Tuesday, October 30, 2007


Uganda's northern rebel group says it will hold unprecedented talks with the president in the capital on Thursday.
The visit by senior Lord's Resistance Army (LRA) figures will be the first to Kampala since the start of the 21-year bloody insurgency in the north.
The meeting is due after President Yoweri Museveni returns from the US, where he is due to talk to President George Bush about the peace process.
Last year, LRA leaders signed a truce with the government at talks in Sudan.
Be reassured that there is no split within the Lord's Resistance Army hierarchy -LRA statement.

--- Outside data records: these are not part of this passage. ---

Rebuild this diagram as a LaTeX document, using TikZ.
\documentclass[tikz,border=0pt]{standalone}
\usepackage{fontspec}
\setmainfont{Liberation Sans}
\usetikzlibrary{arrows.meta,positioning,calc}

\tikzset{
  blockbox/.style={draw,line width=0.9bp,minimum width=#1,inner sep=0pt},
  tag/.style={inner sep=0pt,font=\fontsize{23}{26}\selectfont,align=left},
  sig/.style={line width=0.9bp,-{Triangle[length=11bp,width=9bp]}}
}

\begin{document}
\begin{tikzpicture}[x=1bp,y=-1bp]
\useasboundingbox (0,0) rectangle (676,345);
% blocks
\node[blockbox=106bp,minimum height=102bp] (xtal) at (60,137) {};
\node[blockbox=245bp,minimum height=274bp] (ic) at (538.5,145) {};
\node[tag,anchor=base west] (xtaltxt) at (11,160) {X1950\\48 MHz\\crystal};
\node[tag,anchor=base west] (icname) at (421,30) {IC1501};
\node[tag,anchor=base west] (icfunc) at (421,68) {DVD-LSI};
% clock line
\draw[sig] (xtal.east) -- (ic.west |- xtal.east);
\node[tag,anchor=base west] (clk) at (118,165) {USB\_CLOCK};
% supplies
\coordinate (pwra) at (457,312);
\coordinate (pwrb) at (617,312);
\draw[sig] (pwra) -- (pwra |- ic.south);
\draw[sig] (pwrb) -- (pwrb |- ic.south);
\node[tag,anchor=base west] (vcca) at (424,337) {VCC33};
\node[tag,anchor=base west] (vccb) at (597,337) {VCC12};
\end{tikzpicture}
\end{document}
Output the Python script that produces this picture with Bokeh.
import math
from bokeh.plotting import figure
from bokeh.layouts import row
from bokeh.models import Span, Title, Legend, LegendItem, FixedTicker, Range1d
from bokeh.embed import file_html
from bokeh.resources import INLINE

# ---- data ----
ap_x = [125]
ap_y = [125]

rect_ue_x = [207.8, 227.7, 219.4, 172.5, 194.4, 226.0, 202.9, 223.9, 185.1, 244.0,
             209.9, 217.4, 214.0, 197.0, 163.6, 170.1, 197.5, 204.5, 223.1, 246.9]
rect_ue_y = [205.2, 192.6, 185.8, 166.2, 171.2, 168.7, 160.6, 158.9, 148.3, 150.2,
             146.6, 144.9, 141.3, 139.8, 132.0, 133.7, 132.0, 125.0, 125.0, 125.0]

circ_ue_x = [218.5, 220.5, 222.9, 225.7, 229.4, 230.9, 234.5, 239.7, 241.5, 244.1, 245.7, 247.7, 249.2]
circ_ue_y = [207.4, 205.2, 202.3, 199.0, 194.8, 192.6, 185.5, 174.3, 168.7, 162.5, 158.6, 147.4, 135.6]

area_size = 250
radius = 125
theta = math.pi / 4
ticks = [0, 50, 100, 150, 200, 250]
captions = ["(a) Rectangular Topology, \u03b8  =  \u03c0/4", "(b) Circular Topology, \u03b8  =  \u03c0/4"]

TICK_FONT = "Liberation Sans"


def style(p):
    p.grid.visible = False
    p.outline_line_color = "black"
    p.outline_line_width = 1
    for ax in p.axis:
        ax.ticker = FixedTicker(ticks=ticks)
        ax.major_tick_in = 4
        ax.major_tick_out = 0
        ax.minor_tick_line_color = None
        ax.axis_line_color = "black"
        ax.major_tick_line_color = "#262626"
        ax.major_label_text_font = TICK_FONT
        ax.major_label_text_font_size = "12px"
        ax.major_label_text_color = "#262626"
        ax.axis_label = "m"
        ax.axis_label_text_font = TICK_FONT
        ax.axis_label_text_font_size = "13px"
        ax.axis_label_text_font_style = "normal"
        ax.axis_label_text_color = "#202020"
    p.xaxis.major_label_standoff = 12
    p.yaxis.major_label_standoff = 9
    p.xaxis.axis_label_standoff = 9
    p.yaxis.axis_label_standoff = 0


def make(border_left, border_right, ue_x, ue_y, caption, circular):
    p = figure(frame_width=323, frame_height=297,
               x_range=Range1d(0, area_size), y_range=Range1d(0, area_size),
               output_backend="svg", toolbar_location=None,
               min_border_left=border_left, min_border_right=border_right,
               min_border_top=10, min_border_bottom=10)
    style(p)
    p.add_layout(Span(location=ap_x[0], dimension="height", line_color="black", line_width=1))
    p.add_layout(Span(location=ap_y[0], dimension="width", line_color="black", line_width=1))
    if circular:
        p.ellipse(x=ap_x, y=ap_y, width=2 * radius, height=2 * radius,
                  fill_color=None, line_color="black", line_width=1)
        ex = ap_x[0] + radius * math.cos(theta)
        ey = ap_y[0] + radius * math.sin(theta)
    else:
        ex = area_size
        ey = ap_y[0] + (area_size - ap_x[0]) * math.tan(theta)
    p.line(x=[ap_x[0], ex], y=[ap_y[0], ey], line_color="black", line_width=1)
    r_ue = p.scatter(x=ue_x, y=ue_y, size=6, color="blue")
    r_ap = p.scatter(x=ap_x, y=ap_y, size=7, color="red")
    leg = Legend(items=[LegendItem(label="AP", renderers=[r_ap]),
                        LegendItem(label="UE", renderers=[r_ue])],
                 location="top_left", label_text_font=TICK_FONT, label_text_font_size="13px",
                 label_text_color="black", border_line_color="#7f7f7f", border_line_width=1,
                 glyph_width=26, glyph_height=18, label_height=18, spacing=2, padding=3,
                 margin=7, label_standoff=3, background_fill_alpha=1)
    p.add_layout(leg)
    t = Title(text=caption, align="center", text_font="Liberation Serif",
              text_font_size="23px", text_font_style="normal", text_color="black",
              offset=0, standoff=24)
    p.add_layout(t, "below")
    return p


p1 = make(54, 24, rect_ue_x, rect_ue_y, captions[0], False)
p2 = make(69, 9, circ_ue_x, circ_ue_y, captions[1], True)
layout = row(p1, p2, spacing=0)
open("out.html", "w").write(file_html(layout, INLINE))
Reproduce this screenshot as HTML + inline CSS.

LRA leader Joseph Kony remains at a rebel camp across the border in the Democratic Republic of Congo.
He has refused to take part in long-running but stalled peace talks in south Sudan unless the International Criminal Court lifts an arrest warrant against him.
Some two million people have been displaced and thousands killed during the conflict in northern Uganda.
Ahead of Mr Museveni's trip to the US, Ugandans petitioned Mr Bush to re-affirm his support for the ongoing peace process by urging the Ugandan leader not to seek a military option to end the rebellion.
Thursday's talks - to be attended by the rebels' chief negotiator Martin Ojul - are to pave the way for the LRA to hold nationwide consultations aimed at finding a lasting peace.

Peace talks bring change

An advance party of LRA security representatives have been in Kampala since Monday.
"The LRA peace team led by Mr Ojul will meet President Museveni before embarking on its mission covering West Nile, northern and eastern, central and western Uganda," LRA spokesman George Ayoo said at a press conference in Kenya's capital, Nairobi.
He said that Mr Ojul, who was present at the media briefing, will be accompanied by South Sudan Information Minister Samson Kwaje and representatives from South Africa, Kenya and Mozambique during the consultation exercise.
Earlier, Uganda's Internal Affairs Minister Ruhakana Rugunda, who heads the government mediation team, said the new development will cement the achievements made in Juba, south Sudan's capital.
"We think that confidence has been built within both sides and we do not expect the walk outs that have been experienced in the past," he told the BBC's Network Africa programme.
The LRA has once again dismissed reports of fighting between Mr Kony and his deputy, leading to mass desertions.
"To you people of Uganda be reassured that there is no split within the Lord's Resistance Army hierarchy," said an LRA statement issued at the press conference.
"There is superb and warm relationship between General Joseph Kony and Lt Gen Vincent Otti."